This little reflection, which I wrote yesterday while researching my book, seemed appropriate to post this morning, one day after the 199th anniversary of the birth of Luddism and the very day that the next great technology, the iPad, goes on sale.
Luddites have gotten a bad rap. Synonymous with irrational suspicion toward technology, Luddites were, in reality, not nearly as concerned with technology as we might think. History has not been entirely fair to them.
Early in 1811, the owners of Nottinghamshire weaving mills began to receive angry and threatening letters from General Ned Ludd and his Army of Redressers. It’s unlikely that there ever was a Ned Ludd; historians believe that the name was a fictitious name fabricated by workers in the textile industry. And these workers, artisans mainly, had much to concern them. As the nation became increasingly industrialized, machines began to do the jobs previously done by men. The work of skilled craftsmen soon became the work of an apprentice or an unskilled woman operating a machine. Wages plummeted as did quality and even the demand for quality. The craftsmen were quickly becoming obsolete and impoverished. The new machines did inferior work, sure, but it was both fast and cheap—a trade-off most people were willing to make.
Under the banner of Ned Ludd, the old artisans plotted to thwart the factories that appeared bent on destroying them. They first wrote letters threatening harm to factories if they did not rid themselves of the machines. Not surprisingly, the factory owners refused to comply with the demands. And so the Luddites attacked. Within weeks factor raids were a nightly occurrence and hundreds of knitting machines had been destroyed.

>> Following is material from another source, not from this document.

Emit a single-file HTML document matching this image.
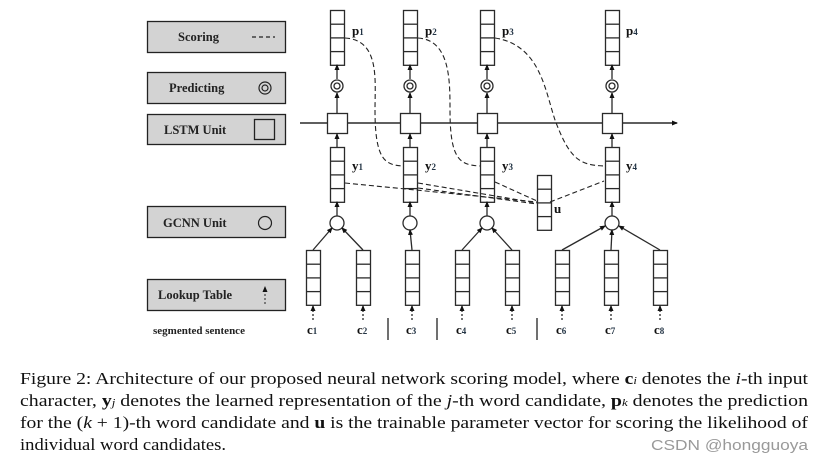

Luddism, as it became known, quickly spread from one county to the next and soon the violence came to Yorkshire, Lancashire and beyond. The government reacted by passing the Frame Breaking Act, a bill that made destroying machines a capital offense; the next year, seventeen men were sentenced to death on that basis. For a time the violence continued, even extending to a pitched battle with government troops. But eventually, within just a couple of years really, Luddism came to its end. It petered out more than it was stamped out. It succumbed to the inevitable, unable to stand against the forces of industrialization.
Today Luddite is a disparaging term used to refer to anyone who is opposed to technology or perhaps even wary of it. But Luddites were not, in fact, opposed to technology. It is not the machines themselves that the Luddites feared and reacted against. Rather, they understood something that many of us have yet to grasp—that technology is meant to serve humans, not the other way around. Luddites were not protesting technology itself but the new economic and sociological realities brought about by the machines. In former times, craftsmen had been able to work at their own pace and set their own prices for their goods. But with the dawn of industrialization and mass production, craftsmen fell on hard times and were increasingly forced to work for the hated factories. Suddenly they were answerable not to themselves, but to a factory owner; they had to give up autonomy or starve. They saw what the machines meant to their livelihood, to their very lives. And though for a time they fought back, it was to little avail. Technology won as it nearly always does.
To be a Luddite today is to be a person who fights against technology. Maybe there ought to be a little bit of the Luddite in all of us. Let’s not forget that what the Luddites feared most was not the machines, but the effects of those machines on their lives and families. We do well to remember that when machine came into conflict with man, it was the machine that won.